The model consists of an encoder and a decoder (Fig. 1). The encoder performs an acoustic embedding, that is, it generates a multidimensional representation of sound that can be used for classification tasks. A recurrent neural network extracts features from an audio signal at various levels of abstraction. Neural networks are bidirectional, which allows to better predict the correct transcription. It works as follows: the app “listens” to the audio recording twice, and the second time it listens, it can more accurately recognize the spoken words. The decoder then makes a prediction for each character based on the audio embedding and the previously recognized characters. Thus, the model predicts a word based on its sound and neighboring words.
The app works with speech in eight languages, with a low latency mode available for six of them, which allows Watson Speech to Text to work as a part of a phone assistant.
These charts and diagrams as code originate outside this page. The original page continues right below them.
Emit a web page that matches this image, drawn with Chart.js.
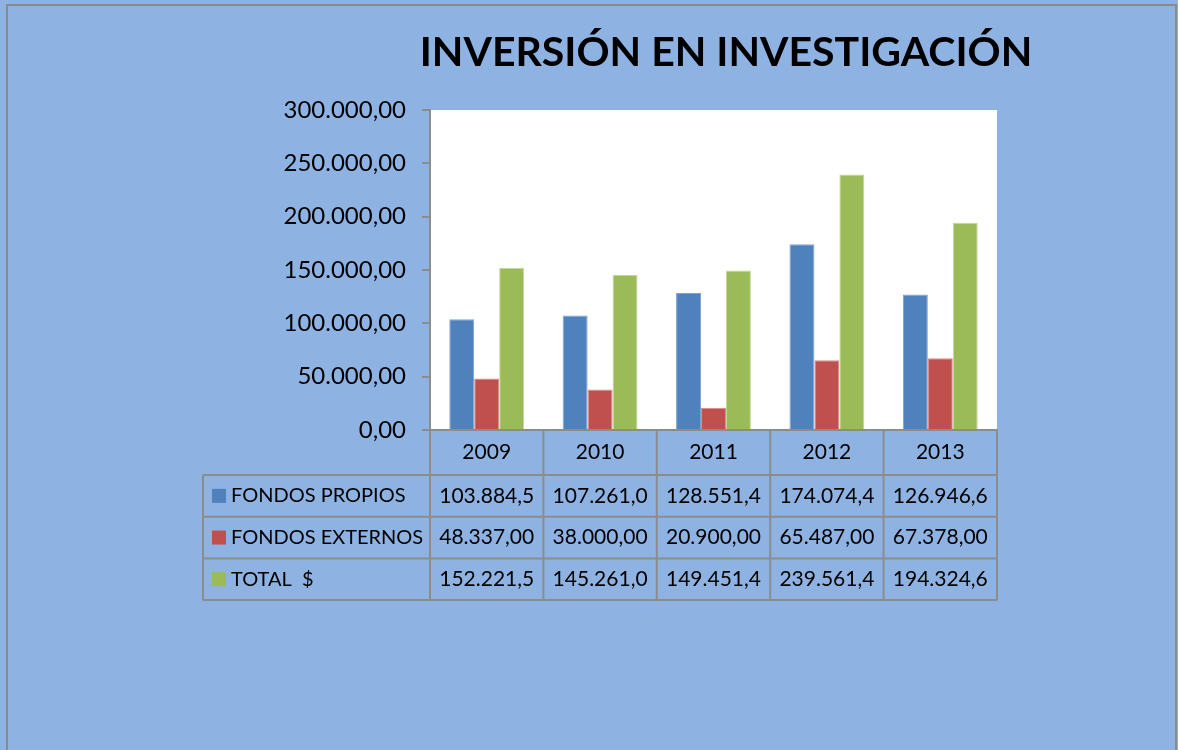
<!DOCTYPE html>
<html>
<head>
<meta charset="utf-8">
<script src="https://cdn.jsdelivr.net/npm/chart.js@4/dist/chart.umd.min.js"></script>
<style>
  html, body { margin: 0; padding: 0; background: #8eb3e3; }
  #wrap { width: 1178px; height: 750px; }
</style>
</head>
<body>
<div id="wrap"><canvas id="chart" width="1178" height="750"></canvas></div>
<script>
// data
const years = ['2009', '2010', '2011', '2012', '2013'];
const seriesNames = ['FONDOS PROPIOS', 'FONDOS EXTERNOS', 'TOTAL  $'];
const fondosPropios = [103884.5, 107261.0, 128551.4, 174074.4, 126946.6];
const fondosExternos = [48337.00, 38000.00, 20900.00, 65487.00, 67378.00];
const totalInv = [152221.5, 145261.0, 149451.4, 239561.4, 194324.6];
const tableDecimals = [1, 2, 1];

const FONT = 'Lato, "Open Sans", sans-serif';
const GRID = '#8c8c8c';

// 300000 -> "300.000,00"
function fmt(v, dec) {
    let parts = v.toFixed(dec).split('.');
    let ent = parts[0].replace(/\B(?=(\d{3})+(?!\d))/g, '.');
    return parts.length > 1 ? ent + ',' + parts[1] : ent;
}

// fondo, marco y titulo
const backdrop = {
    id: 'backdrop',
    beforeDraw(chart) {
        const ctx = chart.ctx, a = chart.chartArea;
        ctx.save();
        ctx.fillStyle = '#8eb3e3';
        ctx.fillRect(0, 0, chart.width, chart.height);
        ctx.fillStyle = '#ffffff';
        ctx.fillRect(a.left, a.top, a.right - a.left, a.bottom - a.top);
        ctx.strokeStyle = '#8a8a8a';
        ctx.lineWidth = 2;
        ctx.beginPath();
        ctx.moveTo(7, 750);
        ctx.lineTo(7, 5);
        ctx.lineTo(1176, 5);
        ctx.lineTo(1176, 750);
        ctx.stroke();
        ctx.restore();
    },
    afterDraw(chart) {
        const ctx = chart.ctx;
        ctx.save();
        ctx.fillStyle = '#000';
        ctx.font = 'bold 41px ' + FONT;
        ctx.textAlign = 'center';
        ctx.textBaseline = 'middle';
        ctx.fillText('INVERSIÓN EN INVESTIGACIÓN', 726, 53);
        ctx.restore();
    }
};

// tabla de datos bajo el eje
const dataTable = {
    id: 'dataTable',
    afterDraw(chart) {
        const ctx = chart.ctx;
        const xs = chart.scales.x;
        const a = chart.chartArea;
        const colW = xs.width / years.length;
        const top = a.bottom;
        const head = 45;
        const rowH = 41.7;
        const labelLeft = 203;
        const tBottom = top + head + rowH * 3;

        ctx.save();
        ctx.strokeStyle = GRID;
        ctx.lineWidth = 2;
        ctx.beginPath();
        for (let i = 0; i <= years.length; i++) {
            const x = xs.getPixelForValue(0) - colW / 2 + i * colW;
            ctx.moveTo(x, top);
            ctx.lineTo(x, tBottom);
        }
        for (let r = 0; r <= 3; r++) {
            const y = top + head + r * rowH;
            ctx.moveTo(labelLeft, y);
            ctx.lineTo(a.right, y);
        }
        ctx.moveTo(labelLeft, top + head);
        ctx.lineTo(labelLeft, tBottom);
        ctx.stroke();

        ctx.textBaseline = 'middle';
        chart.data.datasets.forEach(function (ds, r) {
            const cy = top + head + r * rowH + rowH / 2;
            ctx.fillStyle = ds.backgroundColor;
            ctx.fillRect(labelLeft + 9, cy - 7, 14, 14);
            ctx.fillStyle = '#000';
            ctx.font = '20px ' + FONT;
            ctx.textAlign = 'left';
            ctx.fillText(ds.label, labelLeft + 28, cy);
            ctx.font = '21px ' + FONT;
            ctx.textAlign = 'center';
            ds.data.forEach(function (v, i) {
                ctx.fillText(fmt(v, tableDecimals[r]), xs.getPixelForValue(i), cy);
            });
        });
        ctx.restore();
    }
};

new Chart(document.getElementById('chart'), {
    type: 'bar',
    data: {
        labels: years,
        datasets: [
            {
                label: seriesNames[0],
                data: fondosPropios,
                backgroundColor: '#4f81bd',
                borderColor: '#7ea3d3',
                borderWidth: 1
            },
            {
                label: seriesNames[1],
                data: fondosExternos,
                backgroundColor: '#c0504d',
                borderColor: '#d88a88',
                borderWidth: 1
            },
            {
                label: seriesNames[2],
                data: totalInv,
                backgroundColor: '#9bbb59',
                borderColor: '#c3d89b',
                borderWidth: 1
            }
        ]
    },
    options: {
        responsive: false,
        animation: false,
        layout: {
            padding: { left: 0, right: 181, top: 110, bottom: 275 }
        },
        datasets: {
            bar: {
                categoryPercentage: 0.66,
                barPercentage: 1.0
            }
        },
        plugins: {
            legend: { display: false },
            tooltip: { enabled: false }
        },
        scales: {
            x: {
                grid: { display: false, drawTicks: false, tickLength: 0 },
                border: { display: true, color: GRID, width: 2 },
                ticks: {
                    color: '#000',
                    font: { family: FONT, size: 21 },
                    padding: 10
                },
                afterFit(s) { s.height = 45; }
            },
            y: {
                min: 0,
                max: 300000,
                grid: { drawOnChartArea: false, color: GRID, tickLength: 8, lineWidth: 2 },
                border: { display: true, color: GRID, width: 2 },
                ticks: {
                    stepSize: 50000,
                    color: '#000',
                    font: { family: FONT, size: 24 },
                    padding: 16,
                    callback: function (v) { return fmt(v, 2); }
                },
                afterFit(s) { s.width = 430; }
            }
        }
    },
    plugins: [backdrop, dataTable]
});
</script>
</body>
</html>
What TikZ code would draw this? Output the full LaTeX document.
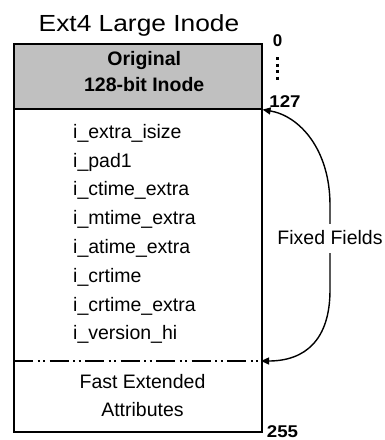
\documentclass[tikz,border=0pt]{standalone}
\usepackage{fontspec}
\usepackage{graphicx}
\setmainfont{Liberation Sans}
\usetikzlibrary{arrows.meta}
\definecolor{grayfill}{RGB}{192,192,192}
\begin{document}
\begin{tikzpicture}[x=1pt,y=-1pt,
  boxline/.style={draw=black,line width=1.6pt},
  fieldtxt/.style={anchor=base west,inner sep=0pt,font=\fontsize{19.5pt}{23pt}\selectfont},
  ctrtxt/.style={anchor=base,inner sep=0pt,font=\fontsize{19.5pt}{23pt}\selectfont},
  boldtxt/.style={anchor=base,inner sep=0pt,font=\fontsize{19.5pt}{23pt}\selectfont\bfseries},
  numtxt/.style={anchor=base,inner sep=0pt,font=\fontsize{17pt}{20pt}\selectfont\bfseries},
  arrowline/.style={line width=1.4pt,{Triangle[length=8pt,width=7pt]}-{Triangle[length=8pt,width=7pt]}}
]
\useasboundingbox (0,0) rectangle (385,440);

% title
\node[anchor=base,inner sep=0pt,font=\fontsize{23.3pt}{27pt}\selectfont] (title) at (139,31.7) {\scalebox{1.13}[1]{Ext4 Large Inode}};

% boxes
\node[boxline,fill=grayfill,minimum width=248pt,minimum height=65pt,inner sep=0pt,anchor=north west] (orig) at (13,43) {};
\node[boxline,minimum width=248pt,minimum height=323pt,inner sep=0pt,anchor=north west] (body) at (13,108) {};

\node[boldtxt] (o1) at (144.2,65.7) {Original};
\node[boldtxt] (o2) at (144.2,91.7) {128-bit Inode};

% fields
\node[fieldtxt] (f1) at (73,138.3) {i\_extra\_isize};
\node[fieldtxt] (f2) at (73,167.1) {i\_pad1};
\node[fieldtxt] (f3) at (73,195.9) {i\_ctime\_extra};
\node[fieldtxt] (f4) at (73,224.7) {i\_mtime\_extra};
\node[fieldtxt] (f5) at (73,253.5) {i\_atime\_extra};
\node[fieldtxt] (f6) at (73,282.3) {i\_crtime};
\node[fieldtxt] (f7) at (73,311.1) {i\_crtime\_extra};
\node[fieldtxt] (f8) at (73,339.9) {i\_version\_hi};

% dash-dot separator
\coordinate (sepW) at (14,361);
\coordinate (sepE) at (261,361);
\draw[line width=1.5pt,dash pattern=on 19pt off 4.5pt on 2pt off 3.5pt on 2pt off 4.5pt] (sepW) -- (sepE);

\node[ctrtxt] (fe1) at (142.5,388.3) {Fast Extended};
\node[ctrtxt] (fe2) at (142.5,416.7) {Attributes};

% offsets
\node[numtxt] (n0) at (277.7,46.7) {0};
\coordinate (dotT) at (277.7,57);
\coordinate (dotB) at (277.7,80);
\draw[line width=2.6pt,dash pattern=on 3pt off 3.5pt] (dotT) -- (dotB);
\node[numtxt] (n127) at (285,107.3) {\scalebox{1.1}[1]{127}};
\node[numtxt] (n255) at (282.5,437.5) {\scalebox{1.1}[1]{255}};

% fixed fields arrow
\coordinate (mid1) at (330,205);
\coordinate (mid2) at (330,290);
\draw[arrowline] (orig.south east) .. controls (300,116) and (330,150) .. (mid1) -- (mid2) .. controls (330,340) and (305,361) .. (sepE);
\node[fill=white,inner xsep=2pt,inner ysep=0pt,minimum height=29pt,font=\fontsize{19.5pt}{23pt}\selectfont] (ff) at (330,238) {Fixed Fields};
\end{tikzpicture}
\end{document}
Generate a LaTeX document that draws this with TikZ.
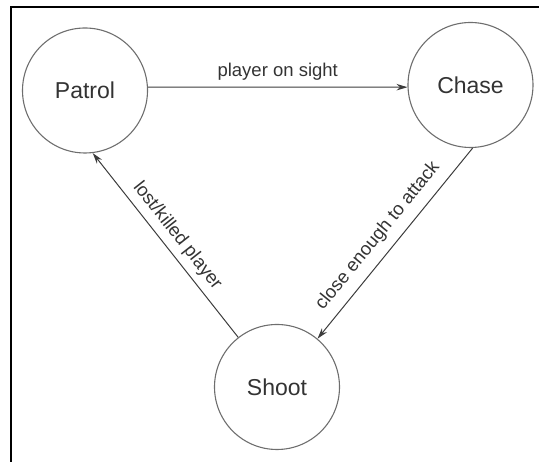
\documentclass[tikz,border=0pt]{standalone}
\usepackage{fontspec}
\setmainfont{Liberation Sans}
\usetikzlibrary{arrows.meta}
\definecolor{circlecol}{HTML}{6E6E6E}
\definecolor{linecol}{HTML}{3C3C3C}
\definecolor{textcol}{HTML}{333333}
\tikzset{
  statenode/.style={circle, draw=circlecol, line width=1.1pt, inner sep=0pt,
    minimum size=125pt, text=textcol, font=\fontsize{23}{26}\selectfont},
  trans/.style={draw=linecol, line width=1pt, -{Stealth[length=11pt,width=6.5pt]}},
  translabel/.style={text=textcol, font=\fontsize{18.5}{21}\selectfont, inner sep=0pt},
  framecol/.style={draw=black, line width=1.4pt}
}
\begin{document}
\begin{tikzpicture}[x=1pt,y=1pt]
\useasboundingbox (0,0) rectangle (539,462);
\coordinate (ftr) at (539,455);
\coordinate (ftl) at (11,455);
\coordinate (fbl) at (11,0);
\draw[framecol] (ftr) -- (ftl) -- (fbl);
\node[statenode] (patrol) at (85,371.5) {Patrol};
\node[statenode] (chase) at (470.5,377) {Chase};
\node[statenode] (shoot) at (277,75) {Shoot};
\draw[trans] (patrol.3) -- node[translabel, midway, above=6pt] {player on sight} (chase.182);
\draw[trans] (chase.272) -- node[translabel, pos=0.52, sloped, above=9pt] {close enough to attack} (shoot.50);
\draw[trans] (shoot.128) -- node[translabel, midway, sloped, above=6pt] {lost/killed player} (patrol.277);
\end{tikzpicture}
\end{document}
In this mode, speech recognition in English has become 19% more accurate compared to the previous generation engine, and for other languages, the recognition quality has increased up to 57%. Moreover, the model can recognize words that were not used in training, automatically format numbers and dates, replace obscene speech, and remove confidential data from the transcript.
In addition to telephone assistants, the IBM tool can be used for automatic processing of customer calls, namely, identifying patterns or statistical analysis of the reasons for calls, and transcribing the conversation in real time, which will allow the operator to quickly offer relevant information. The Watson Speech to Text service is available in the IBM Cloud.